▶
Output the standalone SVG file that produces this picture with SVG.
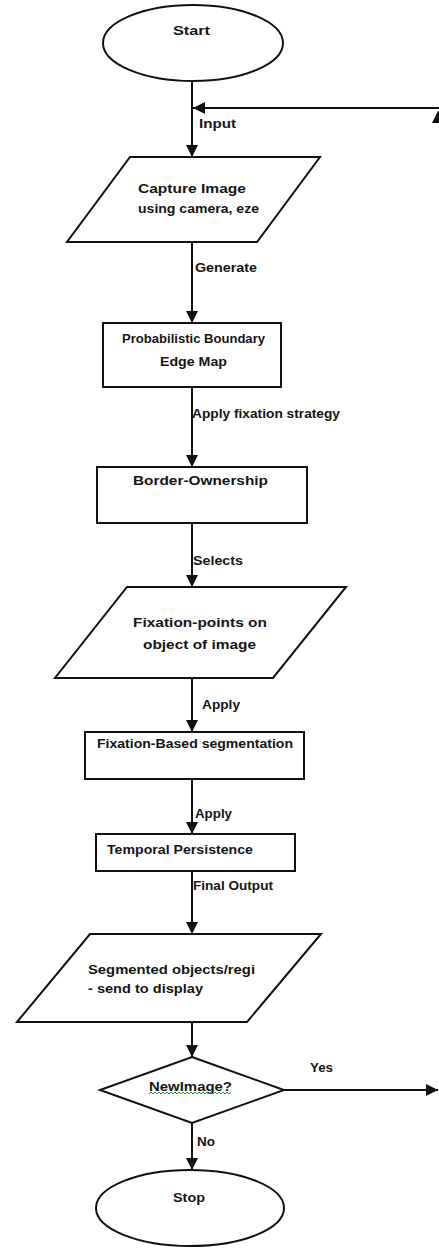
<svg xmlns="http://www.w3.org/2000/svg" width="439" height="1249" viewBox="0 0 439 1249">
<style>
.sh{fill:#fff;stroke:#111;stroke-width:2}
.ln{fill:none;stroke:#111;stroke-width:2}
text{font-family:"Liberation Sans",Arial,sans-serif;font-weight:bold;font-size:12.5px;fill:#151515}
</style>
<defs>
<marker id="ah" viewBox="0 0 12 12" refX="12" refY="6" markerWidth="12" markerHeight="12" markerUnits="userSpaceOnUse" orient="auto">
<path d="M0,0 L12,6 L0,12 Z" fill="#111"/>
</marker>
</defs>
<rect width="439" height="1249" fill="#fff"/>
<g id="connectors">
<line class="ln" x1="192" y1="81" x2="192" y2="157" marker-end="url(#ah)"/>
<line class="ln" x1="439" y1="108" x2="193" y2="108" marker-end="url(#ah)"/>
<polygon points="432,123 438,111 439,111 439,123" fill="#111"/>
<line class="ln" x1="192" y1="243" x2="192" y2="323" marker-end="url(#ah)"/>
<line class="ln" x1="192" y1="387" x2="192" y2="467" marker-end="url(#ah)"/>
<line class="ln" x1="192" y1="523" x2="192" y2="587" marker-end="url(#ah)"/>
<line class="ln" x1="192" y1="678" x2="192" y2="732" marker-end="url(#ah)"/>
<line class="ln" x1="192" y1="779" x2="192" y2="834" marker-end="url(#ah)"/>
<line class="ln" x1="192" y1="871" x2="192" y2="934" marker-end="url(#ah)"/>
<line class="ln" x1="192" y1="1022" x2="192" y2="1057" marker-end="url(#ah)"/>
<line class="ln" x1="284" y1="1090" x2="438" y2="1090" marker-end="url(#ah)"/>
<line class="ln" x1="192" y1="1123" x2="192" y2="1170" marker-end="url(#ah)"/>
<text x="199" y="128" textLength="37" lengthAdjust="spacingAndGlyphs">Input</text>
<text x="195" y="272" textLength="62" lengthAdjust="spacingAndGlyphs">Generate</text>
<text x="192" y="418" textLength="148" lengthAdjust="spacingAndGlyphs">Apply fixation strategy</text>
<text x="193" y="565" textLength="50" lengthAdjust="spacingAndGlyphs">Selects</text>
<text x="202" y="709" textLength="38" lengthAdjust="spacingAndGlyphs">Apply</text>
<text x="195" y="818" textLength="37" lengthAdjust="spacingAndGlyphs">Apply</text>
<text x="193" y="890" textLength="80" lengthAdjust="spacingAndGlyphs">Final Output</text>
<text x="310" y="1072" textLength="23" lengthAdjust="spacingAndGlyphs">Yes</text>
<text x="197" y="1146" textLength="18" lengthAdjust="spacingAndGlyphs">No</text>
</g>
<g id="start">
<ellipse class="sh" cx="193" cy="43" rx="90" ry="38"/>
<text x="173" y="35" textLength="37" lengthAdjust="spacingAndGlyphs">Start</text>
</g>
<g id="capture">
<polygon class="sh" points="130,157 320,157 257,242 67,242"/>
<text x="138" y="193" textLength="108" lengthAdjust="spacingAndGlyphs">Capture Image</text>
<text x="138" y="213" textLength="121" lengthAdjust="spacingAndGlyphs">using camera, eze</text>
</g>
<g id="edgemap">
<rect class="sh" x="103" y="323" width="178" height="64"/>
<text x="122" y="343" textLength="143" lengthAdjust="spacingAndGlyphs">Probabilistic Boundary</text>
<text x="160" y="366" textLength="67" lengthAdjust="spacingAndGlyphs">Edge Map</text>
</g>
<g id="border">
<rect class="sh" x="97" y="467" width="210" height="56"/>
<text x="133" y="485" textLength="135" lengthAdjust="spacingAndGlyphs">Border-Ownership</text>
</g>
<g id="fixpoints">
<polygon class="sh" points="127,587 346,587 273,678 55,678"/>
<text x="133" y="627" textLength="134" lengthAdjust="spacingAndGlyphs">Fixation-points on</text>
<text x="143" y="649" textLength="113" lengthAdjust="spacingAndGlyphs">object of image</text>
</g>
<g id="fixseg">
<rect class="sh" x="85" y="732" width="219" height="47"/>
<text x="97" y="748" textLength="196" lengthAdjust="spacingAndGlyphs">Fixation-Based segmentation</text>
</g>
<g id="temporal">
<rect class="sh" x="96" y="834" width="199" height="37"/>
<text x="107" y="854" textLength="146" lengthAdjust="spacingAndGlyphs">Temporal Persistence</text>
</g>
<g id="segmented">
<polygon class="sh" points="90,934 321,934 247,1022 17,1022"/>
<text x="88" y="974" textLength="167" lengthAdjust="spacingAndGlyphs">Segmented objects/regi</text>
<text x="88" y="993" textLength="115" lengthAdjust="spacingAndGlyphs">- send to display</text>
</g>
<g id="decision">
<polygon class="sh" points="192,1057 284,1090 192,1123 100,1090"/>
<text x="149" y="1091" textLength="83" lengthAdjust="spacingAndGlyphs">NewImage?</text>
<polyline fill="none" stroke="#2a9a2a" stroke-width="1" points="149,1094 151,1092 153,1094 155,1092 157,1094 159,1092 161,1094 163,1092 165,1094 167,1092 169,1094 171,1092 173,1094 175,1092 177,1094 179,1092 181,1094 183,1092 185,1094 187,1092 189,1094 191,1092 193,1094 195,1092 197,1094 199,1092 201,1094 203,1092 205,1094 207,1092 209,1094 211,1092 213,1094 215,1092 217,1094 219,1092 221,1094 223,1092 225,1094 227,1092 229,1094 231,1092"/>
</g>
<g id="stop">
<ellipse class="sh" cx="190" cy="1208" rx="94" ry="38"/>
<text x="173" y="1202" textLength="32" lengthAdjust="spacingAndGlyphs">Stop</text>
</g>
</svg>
◀
Brief >>
Exactly as written, return every line of the listing, but not the pictures.

Written answer >>
Output the standalone SVG file that produces this picture with SVG.
<svg xmlns="http://www.w3.org/2000/svg" width="439" height="1249" viewBox="0 0 439 1249">
<style>
.sh{fill:#fff;stroke:#111;stroke-width:2}
.ln{fill:none;stroke:#111;stroke-width:2}
text{font-family:"Liberation Sans",Arial,sans-serif;font-weight:bold;font-size:12.5px;fill:#151515}
</style>
<defs>
<marker id="ah" viewBox="0 0 12 12" refX="12" refY="6" markerWidth="12" markerHeight="12" markerUnits="userSpaceOnUse" orient="auto">
<path d="M0,0 L12,6 L0,12 Z" fill="#111"/>
</marker>
</defs>
<rect width="439" height="1249" fill="#fff"/>
<g id="connectors">
<line class="ln" x1="192" y1="81" x2="192" y2="157" marker-end="url(#ah)"/>
<line class="ln" x1="439" y1="108" x2="193" y2="108" marker-end="url(#ah)"/>
<polygon points="432,123 438,111 439,111 439,123" fill="#111"/>
<line class="ln" x1="192" y1="243" x2="192" y2="323" marker-end="url(#ah)"/>
<line class="ln" x1="192" y1="387" x2="192" y2="467" marker-end="url(#ah)"/>
<line class="ln" x1="192" y1="523" x2="192" y2="587" marker-end="url(#ah)"/>
<line class="ln" x1="192" y1="678" x2="192" y2="732" marker-end="url(#ah)"/>
<line class="ln" x1="192" y1="779" x2="192" y2="834" marker-end="url(#ah)"/>
<line class="ln" x1="192" y1="871" x2="192" y2="934" marker-end="url(#ah)"/>
<line class="ln" x1="192" y1="1022" x2="192" y2="1057" marker-end="url(#ah)"/>
<line class="ln" x1="284" y1="1090" x2="438" y2="1090" marker-end="url(#ah)"/>
<line class="ln" x1="192" y1="1123" x2="192" y2="1170" marker-end="url(#ah)"/>
<text x="199" y="128" textLength="37" lengthAdjust="spacingAndGlyphs">Input</text>
<text x="195" y="272" textLength="62" lengthAdjust="spacingAndGlyphs">Generate</text>
<text x="192" y="418" textLength="148" lengthAdjust="spacingAndGlyphs">Apply fixation strategy</text>
<text x="193" y="565" textLength="50" lengthAdjust="spacingAndGlyphs">Selects</text>
<text x="202" y="709" textLength="38" lengthAdjust="spacingAndGlyphs">Apply</text>
<text x="195" y="818" textLength="37" lengthAdjust="spacingAndGlyphs">Apply</text>
<text x="193" y="890" textLength="80" lengthAdjust="spacingAndGlyphs">Final Output</text>
<text x="310" y="1072" textLength="23" lengthAdjust="spacingAndGlyphs">Yes</text>
<text x="197" y="1146" textLength="18" lengthAdjust="spacingAndGlyphs">No</text>
</g>
<g id="start">
<ellipse class="sh" cx="193" cy="43" rx="90" ry="38"/>
<text x="173" y="35" textLength="37" lengthAdjust="spacingAndGlyphs">Start</text>
</g>
<g id="capture">
<polygon class="sh" points="130,157 320,157 257,242 67,242"/>
<text x="138" y="193" textLength="108" lengthAdjust="spacingAndGlyphs">Capture Image</text>
<text x="138" y="213" textLength="121" lengthAdjust="spacingAndGlyphs">using camera, eze</text>
</g>
<g id="edgemap">
<rect class="sh" x="103" y="323" width="178" height="64"/>
<text x="122" y="343" textLength="143" lengthAdjust="spacingAndGlyphs">Probabilistic Boundary</text>
<text x="160" y="366" textLength="67" lengthAdjust="spacingAndGlyphs">Edge Map</text>
</g>
<g id="border">
<rect class="sh" x="97" y="467" width="210" height="56"/>
<text x="133" y="485" textLength="135" lengthAdjust="spacingAndGlyphs">Border-Ownership</text>
</g>
<g id="fixpoints">
<polygon class="sh" points="127,587 346,587 273,678 55,678"/>
<text x="133" y="627" textLength="134" lengthAdjust="spacingAndGlyphs">Fixation-points on</text>
<text x="143" y="649" textLength="113" lengthAdjust="spacingAndGlyphs">object of image</text>
</g>
<g id="fixseg">
<rect class="sh" x="85" y="732" width="219" height="47"/>
<text x="97" y="748" textLength="196" lengthAdjust="spacingAndGlyphs">Fixation-Based segmentation</text>
</g>
<g id="temporal">
<rect class="sh" x="96" y="834" width="199" height="37"/>
<text x="107" y="854" textLength="146" lengthAdjust="spacingAndGlyphs">Temporal Persistence</text>
</g>
<g id="segmented">
<polygon class="sh" points="90,934 321,934 247,1022 17,1022"/>
<text x="88" y="974" textLength="167" lengthAdjust="spacingAndGlyphs">Segmented objects/regi</text>
<text x="88" y="993" textLength="115" lengthAdjust="spacingAndGlyphs">- send to display</text>
</g>
<g id="decision">
<polygon class="sh" points="192,1057 284,1090 192,1123 100,1090"/>
<text x="149" y="1091" textLength="83" lengthAdjust="spacingAndGlyphs">NewImage?</text>
<polyline fill="none" stroke="#2a9a2a" stroke-width="1" points="149,1094 151,1092 153,1094 155,1092 157,1094 159,1092 161,1094 163,1092 165,1094 167,1092 169,1094 171,1092 173,1094 175,1092 177,1094 179,1092 181,1094 183,1092 185,1094 187,1092 189,1094 191,1092 193,1094 195,1092 197,1094 199,1092 201,1094 203,1092 205,1094 207,1092 209,1094 211,1092 213,1094 215,1092 217,1094 219,1092 221,1094 223,1092 225,1094 227,1092 229,1094 231,1092"/>
</g>
<g id="stop">
<ellipse class="sh" cx="190" cy="1208" rx="94" ry="38"/>
<text x="173" y="1202" textLength="32" lengthAdjust="spacingAndGlyphs">Stop</text>
</g>
</svg>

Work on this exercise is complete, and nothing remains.